NEW YORK — “Don’t eat the yellow snow,” so you’ve been told — but a new study says don’t eat snow, ever.

Scientists tested how air pollution caused by car exhausts affects snow. The study, published in “Environmental Science: Processes & Impacts,” shows that snow absorbs these pollutants.

The study mixed toxins commonly found in car exhausts, which include benzene, toluene, ethylbenzene and xylenes, into a environment-controlled chamber containing snow.
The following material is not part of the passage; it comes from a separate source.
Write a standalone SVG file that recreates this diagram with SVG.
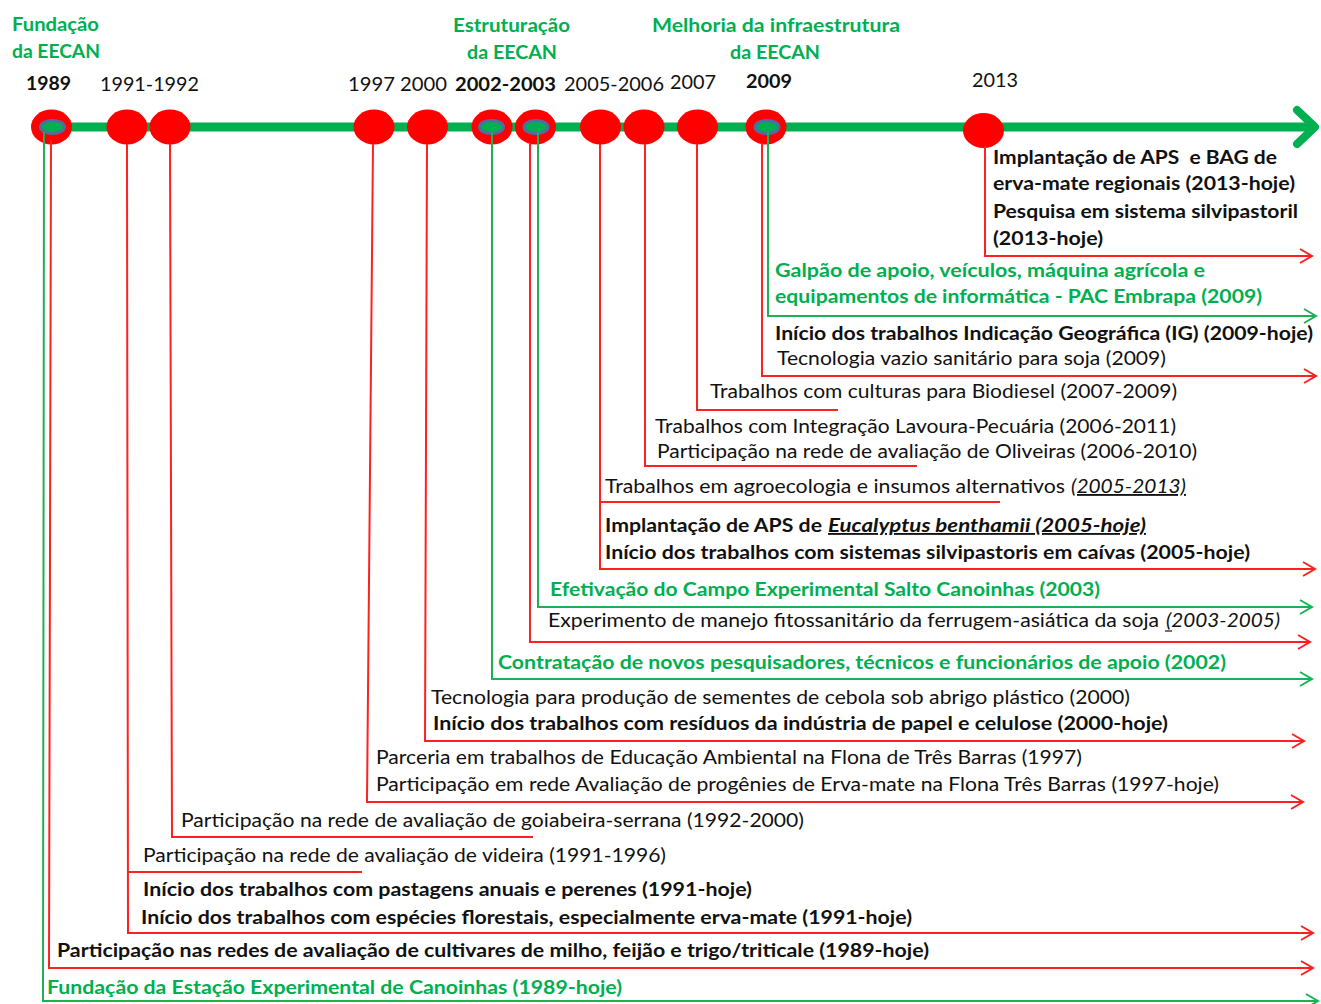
<svg xmlns="http://www.w3.org/2000/svg" width="1321" height="1004" viewBox="0 0 1321 1004">
<style>
text{font-family:Lato,"Liberation Sans",sans-serif;font-size:18.5px}
.t{fill:#111}
.b{fill:#111;font-weight:bold}
.g{fill:#00B050;font-weight:bold}
.i{font-style:italic}
.u{text-decoration:underline}
.dot{fill:#FF0000}
.core{fill:#00B050;stroke:#4F6DA0;stroke-width:3}
.r{fill:none;stroke:#FF2020;stroke-width:2}
.gl{fill:none;stroke:#1DB055;stroke-width:2}
.ra{marker-end:url(#arR)}
.ga{marker-end:url(#arG)}
</style>
<defs>
<marker id="arR" markerWidth="16" markerHeight="18" refX="13" refY="8" orient="auto" markerUnits="userSpaceOnUse"><path d="M1,1 L13,8 L1,15" fill="none" stroke="#FF2020" stroke-width="2"/></marker>
<marker id="arG" markerWidth="16" markerHeight="18" refX="13" refY="8" orient="auto" markerUnits="userSpaceOnUse"><path d="M1,1 L13,8 L1,15" fill="none" stroke="#1DB055" stroke-width="2"/></marker>
</defs>
<rect width="1321" height="1004" fill="#fff"/>

<g id="axis">
<line x1="40" y1="127" x2="1312" y2="127" stroke="#00B050" stroke-width="9"/>
<path d="M1297,110 L1315,127 L1297,144" fill="none" stroke="#00B050" stroke-width="8" stroke-linecap="round" stroke-linejoin="round"/>
</g>

<g id="headings">
<text class="g" x="12" y="31" textLength="87" lengthAdjust="spacingAndGlyphs">Fundação</text>
<text class="g" x="12" y="58" textLength="88" lengthAdjust="spacingAndGlyphs">da EECAN</text>
<text class="g" x="453" y="32" textLength="117" lengthAdjust="spacingAndGlyphs">Estruturação</text>
<text class="g" x="467" y="59" textLength="90" lengthAdjust="spacingAndGlyphs">da EECAN</text>
<text class="g" x="652" y="32" textLength="248" lengthAdjust="spacingAndGlyphs">Melhoria da infraestrutura</text>
<text class="g" x="730" y="59" textLength="90" lengthAdjust="spacingAndGlyphs">da EECAN</text>
</g>

<g id="n1989">
<ellipse class="dot" cx="51.5" cy="127" rx="20.5" ry="17.5"/>
<ellipse class="core" cx="52.5" cy="127" rx="12" ry="6.5"/>
<text class="b" x="26" y="90" textLength="45" lengthAdjust="spacingAndGlyphs">1989</text>
</g>
<g id="n1991">
<ellipse class="dot" cx="127" cy="127" rx="20.5" ry="17.5"/>
<ellipse class="dot" cx="170" cy="127" rx="20.5" ry="17.5"/>
<text class="t" x="100" y="91" textLength="99" lengthAdjust="spacingAndGlyphs">1991-1992</text>
</g>
<g id="n1997">
<ellipse class="dot" cx="374" cy="127" rx="20.5" ry="17.5"/>
<ellipse class="dot" cx="427.5" cy="127" rx="20.5" ry="17.5"/>
<text class="t" x="348" y="91" textLength="99" lengthAdjust="spacingAndGlyphs">1997 2000</text>
</g>
<g id="n2002">
<ellipse class="dot" cx="492" cy="127" rx="20.5" ry="17.5"/>
<ellipse class="core" cx="491.5" cy="127" rx="12" ry="6.5"/>
<ellipse class="dot" cx="535.5" cy="127" rx="20.5" ry="17.5"/>
<ellipse class="core" cx="536" cy="127" rx="12" ry="6.5"/>
<text class="b" x="455" y="91" textLength="101" lengthAdjust="spacingAndGlyphs">2002-2003</text>
</g>
<g id="n2005">
<ellipse class="dot" cx="600.5" cy="127" rx="20.5" ry="17.5"/>
<ellipse class="dot" cx="644" cy="127" rx="20.5" ry="17.5"/>
<text class="t" x="564" y="91" textLength="100" lengthAdjust="spacingAndGlyphs">2005-2006</text>
</g>
<g id="n2007">
<ellipse class="dot" cx="697.5" cy="127" rx="20.5" ry="17.5"/>
<text class="t" x="670" y="89" textLength="46" lengthAdjust="spacingAndGlyphs">2007</text>
</g>
<g id="n2009">
<ellipse class="dot" cx="766" cy="127" rx="20.5" ry="17.5"/>
<ellipse class="core" cx="767" cy="127" rx="12" ry="6.5"/>
<text class="b" x="746" y="88" textLength="46" lengthAdjust="spacingAndGlyphs">2009</text>
</g>
<g id="n2013">
<ellipse class="dot" cx="983.5" cy="130.5" rx="20.5" ry="17.5"/>
<text class="t" x="972" y="87" textLength="46" lengthAdjust="spacingAndGlyphs">2013</text>
</g>

<g id="connectors">
<path class="r ra" d="M985,146 L985,256 L1312,256"/>
<path class="gl ga" d="M768,132 L768,316 L1316,316"/>
<path class="r ra" d="M762,143 L762,376 L1316,376"/>
<path class="r" d="M697,144 L697,410 L838,410"/>
<path class="r" d="M645,144 L645,466 L917,466"/>
<path class="r" d="M600,502 L1000,502"/>
<path class="r ra" d="M600,144 L600,569 L1315,569"/>
<path class="gl ga" d="M538,132 L538,607 L1312,607"/>
<path class="r ra" d="M530,143 L530,642 L1310,642"/>
<path class="gl ga" d="M492,132 L492,679 L1312,679"/>
<path class="r ra" d="M427,144 L425,741 L1304,741"/>
<path class="r ra" d="M373,144 L367,802 L1303,802"/>
<path class="r" d="M170,144 L172,837 L533,837"/>
<path class="r" d="M128,872 L362,872"/>
<path class="r ra" d="M127,144 L128,933 L1313,933"/>
<path class="r ra" d="M51,140 L49,968 L1313,968"/>
<path class="gl ga" d="M44,132 L43,1001 L1318,1001"/>
</g>

<g id="e2013">
<text class="b" x="993" y="164" textLength="284" lengthAdjust="spacingAndGlyphs" xml:space="preserve">Implantação de APS  e BAG de</text>
<text class="b" x="993" y="190" textLength="302" lengthAdjust="spacingAndGlyphs">erva-mate regionais (2013-hoje)</text>
<text class="b" x="993" y="218" textLength="305" lengthAdjust="spacingAndGlyphs">Pesquisa em sistema silvipastoril</text>
<text class="b" x="993" y="245" textLength="110" lengthAdjust="spacingAndGlyphs">(2013-hoje)</text>
</g>
<g id="e2009g">
<text class="g" x="775" y="277" textLength="430" lengthAdjust="spacingAndGlyphs">Galpão de apoio, veículos, máquina agrícola e</text>
<text class="g" x="775" y="303" textLength="487" lengthAdjust="spacingAndGlyphs">equipamentos de informática - PAC Embrapa (2009)</text>
</g>
<g id="e2009r">
<text class="b" x="775" y="340" textLength="538" lengthAdjust="spacingAndGlyphs">Início dos trabalhos Indicação Geográfica (IG) (2009-hoje)</text>
<text class="t" x="777" y="365" textLength="389" lengthAdjust="spacingAndGlyphs">Tecnologia vazio sanitário para soja (2009)</text>
</g>
<g id="e2007">
<text class="t" x="710" y="398" textLength="467" lengthAdjust="spacingAndGlyphs">Trabalhos com culturas para Biodiesel (2007-2009)</text>
</g>
<g id="e2006">
<text class="t" x="655" y="433" textLength="521" lengthAdjust="spacingAndGlyphs">Trabalhos com Integração Lavoura-Pecuária (2006-2011)</text>
<text class="t" x="657" y="458" textLength="540" lengthAdjust="spacingAndGlyphs">Participação na rede de avaliação de Oliveiras (2006-2010)</text>
</g>
<g id="e2005">
<text class="t" x="605" y="493" textLength="460" lengthAdjust="spacingAndGlyphs">Trabalhos em agroecologia e insumos alternativos</text>
<text class="t i u" x="1071" y="493" textLength="115" lengthAdjust="spacingAndGlyphs">(2005-2013)</text>
<text class="b" x="605" y="532" textLength="217" lengthAdjust="spacingAndGlyphs">Implantação de APS de</text>
<text class="b i u" x="828" y="532" textLength="318" lengthAdjust="spacingAndGlyphs">Eucalyptus benthamii (2005-hoje)</text>
<text class="b" x="605" y="559" textLength="645" lengthAdjust="spacingAndGlyphs">Início dos trabalhos com sistemas silvipastoris em caívas (2005-hoje)</text>
</g>
<g id="e2003g">
<text class="g" x="550" y="596" textLength="550" lengthAdjust="spacingAndGlyphs">Efetivação do Campo Experimental Salto Canoinhas (2003)</text>
</g>
<g id="e2003r">
<text class="t" x="548" y="627" textLength="611" lengthAdjust="spacingAndGlyphs">Experimento de manejo fitossanitário da ferrugem-asiática da soja</text>
<text class="t i" x="1166" y="627" textLength="114" lengthAdjust="spacingAndGlyphs">(2003-2005)</text>
<line x1="1165" y1="631" x2="1172" y2="631" stroke="#111" stroke-width="1.2"/>
</g>
<g id="e2002">
<text class="g" x="498" y="669" textLength="728" lengthAdjust="spacingAndGlyphs">Contratação de novos pesquisadores, técnicos e funcionários de apoio (2002)</text>
</g>
<g id="e2000">
<text class="t" x="431" y="704" textLength="699" lengthAdjust="spacingAndGlyphs">Tecnologia para produção de sementes de cebola sob abrigo plástico (2000)</text>
<text class="b" x="433" y="730" textLength="735" lengthAdjust="spacingAndGlyphs">Início dos trabalhos com resíduos da indústria de papel e celulose (2000-hoje)</text>
</g>
<g id="e1997">
<text class="t" x="376" y="764" textLength="706" lengthAdjust="spacingAndGlyphs">Parceria em trabalhos de Educação Ambiental na Flona de Três Barras (1997)</text>
<text class="t" x="376" y="791" textLength="843" lengthAdjust="spacingAndGlyphs">Participação em rede Avaliação de progênies de Erva-mate na Flona Três Barras (1997-hoje)</text>
</g>
<g id="e1992">
<text class="t" x="181" y="827" textLength="623" lengthAdjust="spacingAndGlyphs">Participação na rede de avaliação de goiabeira-serrana (1992-2000)</text>
</g>
<g id="e1991">
<text class="t" x="143" y="862" textLength="523" lengthAdjust="spacingAndGlyphs">Participação na rede de avaliação de videira (1991-1996)</text>
<text class="b" x="143" y="896" textLength="609" lengthAdjust="spacingAndGlyphs">Início dos trabalhos com pastagens anuais e perenes (1991-hoje)</text>
<text class="b" x="141" y="924" textLength="771" lengthAdjust="spacingAndGlyphs">Início dos trabalhos com espécies florestais, especialmente erva-mate (1991-hoje)</text>
</g>
<g id="e1989">
<text class="b" x="57" y="957" textLength="872" lengthAdjust="spacingAndGlyphs">Participação nas redes de avaliação de cultivares de milho, feijão e trigo/triticale (1989-hoje)</text>
<text class="g" x="47" y="994" textLength="575" lengthAdjust="spacingAndGlyphs">Fundação da Estação Experimental de Canoinhas (1989-hoje)</text>
</g>
</svg>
After one hour, the snow soaked up a large amount of the toxins, making it hazardous to eat.

The study focused on snow in urban environments, such as New York City, Washington, D.C., and Boston, where there are a high number of vehicles in a concentrated area.

Though the findings were first published in December, they are especially applicable now with a Nor’easter brewing and threatening to dump inches of snow on the tri-state this weekend, after an unseasonably warm start to the winter.

Pollution can cause a series of health issues including heart disease and cancer, according to health officials.

In 2014, air pollution was named the world’s largest single environmental health risk by the World Health Organization.

A new report is expected to be released next month showing that air pollution has worsened since 2014, The Guardian reported.